Greenhill Books, 1994, 264 (+ xiv) p

Despite its title this book is not about the German aeroplanes of the First World War but rather the pilots who flew them. When originally published in 1931 it was the first book in English to deal with the German airmen of the time. Many of those names were familiar to me from other books on the war in the air (Quentin Reynolds’s They Fought For The Sky, Alexander McKee’s The Friendless Sky) but these mainly dealt with the Western Front. Here, as well as names such as Max Immelman, Oswald Boelcke, the Richthofen brothers, Werner Voss, Ernst Udet and Herman Göring, coverage is also given to other war theatres: Gunther Plüchow’s exploits in the far East, flying out of Tsingtao till it fell to the Japanese, Leutnant v Eschwege – dubbed “The Eagle of the Ægean Sea” by his Bulgarian Allies – whose base was Drama in Macedonia, “odd jobs” on the Eastern Front blowing up Russian supply railway lines, and in the Sinai doing the same to railways and aqueducts. These latter adventures at times read almost like Biggles stories, though not fiction and told from the opposite side.

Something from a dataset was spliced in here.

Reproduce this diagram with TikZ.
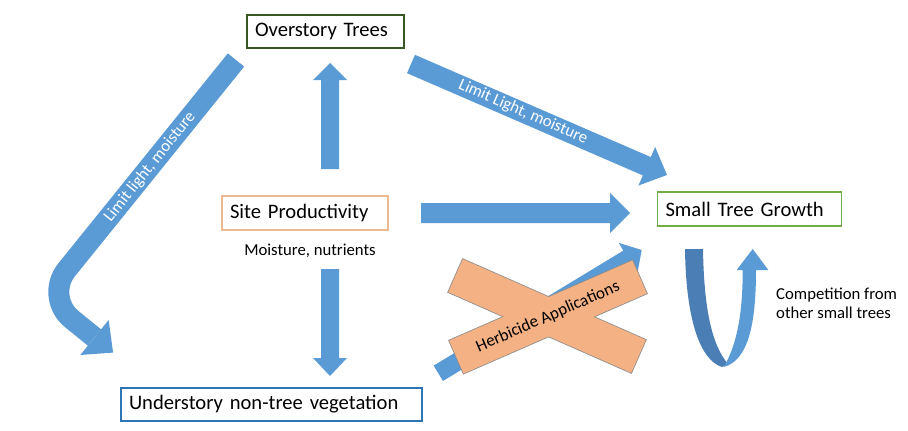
\documentclass[tikz,border=0pt]{standalone}
\usepackage{fontspec}
\setmainfont{Carlito}
\usetikzlibrary{calc}
\definecolor{arrowblue}{HTML}{5B9BD5}
\definecolor{darkarrow}{HTML}{4A7EB4}
\definecolor{herbfill}{HTML}{F4B183}
\definecolor{herbline}{HTML}{8C8C8C}
\definecolor{ovgreen}{HTML}{385723}
\definecolor{sitetan}{HTML}{EDB992}
\definecolor{undblue}{HTML}{2E75B6}
\definecolor{stgreen}{HTML}{70AD47}
\newcommand\blockarrow[5]{%
  \coordinate (bah) at ($(#2)!#5!(#1)$);
  \fill[arrowblue] ($(#1)!#3!90:(#2)$) -- ($(bah)!#3!90:(#2)$) -- ($(bah)!#4!90:(#2)$) -- (#2)
    -- ($(bah)!#4!-90:(#2)$) -- ($(bah)!#3!-90:(#2)$) -- ($(#1)!#3!-90:(#2)$) -- cycle;}
\tikzset{
  boxnode/.style={draw, line width=1.6pt, inner xsep=8pt, inner ysep=0pt, align=left,
    font=\fontsize{20.6}{24}\selectfont, fill=white},
  lbl/.style={font=\fontsize{16.7}{19.5}\selectfont, inner sep=0pt},
  arrowlbl/.style={lbl, text=white},
  herbbar/.style={draw=herbline, line width=1.6pt, fill=herbfill, minimum width=200pt,
    minimum height=36pt, inner sep=0pt, font=\fontsize{17}{20}\selectfont},
  herbfillonly/.style={herbbar, draw=none}
}
\begin{document}
\begin{tikzpicture}[x=1pt,y=-1pt]
\useasboundingbox (0,0) rectangle (908,431);
% boxes
\node[boxnode, draw=ovgreen, minimum height=33pt, text width=141pt] (over) at (325.5,31.5) {Overstory Trees};
\node[boxnode, draw=sitetan, minimum height=34pt, text width=150pt] (site) at (305,213) {Site Productivity};
\node[boxnode, draw=undblue, minimum height=33pt, text width=285pt] (under) at (271.5,404.5) {Understory non-tree vegetation};
\node[boxnode, draw=stgreen, minimum height=34pt, text width=168pt] (small) at (749.5,209) {Small Tree Growth};
\node[lbl] (moist) at (310,251) {Moisture, nutrients};
\node[lbl, align=left, anchor=west] (comp) at (776,303.5) {Competition from\\other small trees};
% straight block arrows
\coordinate (up-s) at (330,169); \coordinate (up-e) at (330,63);
\blockarrow{up-s}{up-e}{9pt}{17pt}{17pt}
\coordinate (dn-s) at (330,269); \coordinate (dn-e) at (330,376);
\blockarrow{dn-s}{dn-e}{9pt}{17pt}{18pt}
\coordinate (rt-s) at (421,213); \coordinate (rt-e) at (630,213);
\blockarrow{rt-s}{rt-e}{10pt}{20pt}{20pt}
\coordinate (dg-s) at (411,64); \coordinate (dg-e) at (667,175);
\blockarrow{dg-s}{dg-e}{10pt}{21pt}{22pt}
\node[arrowlbl, rotate=-23.5] (dglbl) at (523,112) {Limit Light, moisture};
\coordinate (ux-s) at (438.3,373.3); \coordinate (ux-e) at (641.7,250);
\blockarrow{ux-s}{ux-e}{9pt}{18pt}{16pt}
% bent arrow on the left
\coordinate (cl-s) at (236,60); \coordinate (cl-c) at (44.6,297.1);
\coordinate (cl-h) at (94.5,337.5); \coordinate (cl-t) at (113.1,352.6);
\draw[arrowblue, line width=21pt, rounded corners=35pt] (cl-s) -- (cl-c) -- (cl-h);
\fill[arrowblue] ($(cl-h)!22.5pt!90:(cl-t)$) -- (cl-t) -- ($(cl-h)!22.5pt!-90:(cl-t)$) -- cycle;
\node[arrowlbl, rotate=51.3] (cllbl) at (150,167) {Limit light, moisture};
% herbicide cross (one outline round the union of both bars)
\node[herbbar, rotate=-23.8] (herbB) at (547,316) {};
\node[herbbar, rotate=23.6] (herbA) at (548,317) {};
\node[herbfillonly, rotate=-23.8] (herbBf) at (547,316) {};
\node[herbfillonly, rotate=23.6] (herbAf) at (548,317) {Herbicide Applications};
% U-shaped arrow
\fill[darkarrow] (685,249) -- (703,249) .. controls (704,310) and (712,345) .. (728,364)
  -- (722,367) .. controls (700,360) and (686,320) .. (685,249) -- cycle;
\fill[arrowblue] (742.7,270) -- (736.7,270) -- (752.7,249) -- (768.3,270) -- (756,270)
  .. controls (756,325) and (748,360) .. (724,367) -- (726,363)
  .. controls (738,340) and (742.7,310) .. (742.7,270) -- cycle;
\end{tikzpicture}
\end{document}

The book is prefaced by an introduction (from 1994) by Norman Franks giving some historical context and two lists; pilots who achieved a “score” of 30 or more and all who were awarded the “Pour le Mérite” (“the Blue Max.”) It also has an odd typographical quirk where every semi-colon is preceded by a space ; as here. Was this a 1930s standard?

Since 1931 some of the incidents have been illuminated by more recent research. For instance, the famous “Red Baron,” Manfred von Richthofen, is now thought to have been killed by a bullet fired by an infantryman rather than Captain Roy Brown.

‘Vigilant’ (Claud W Sykes) when dealing with the Western Front has an irritating habit of referring to “English” aeroplanes or pilots when “British” would be more accurate but this is probably the term the Germans used and he is telling the tales from the German viewpoint. He is clearly much taken with the valour and chivalry of fliers on both sides and takes pains to point out that the German air force kept flying and fighting up to the armistice but the last sentence of his final paragraph, â”Im Kreig geboren, im Kreig gestorben.* Germany has no flying Corps and we all look forward to the day when no country will need one. But a few months before we celebrate the tenth anniversary of the armistice, two Germans, setting forth from a Dominion of the British Empire, flew the Atlantic from east to west. The third member of the crew was a British subject. Germany has still a future in the air!” reads somewhat chillingly now.

*Born in the war, died in the war. This refers to the fact that the German Flying Corps did not exist as such before the war and was forced by the armistice to hand over its aeroplanes and so did not outlive it.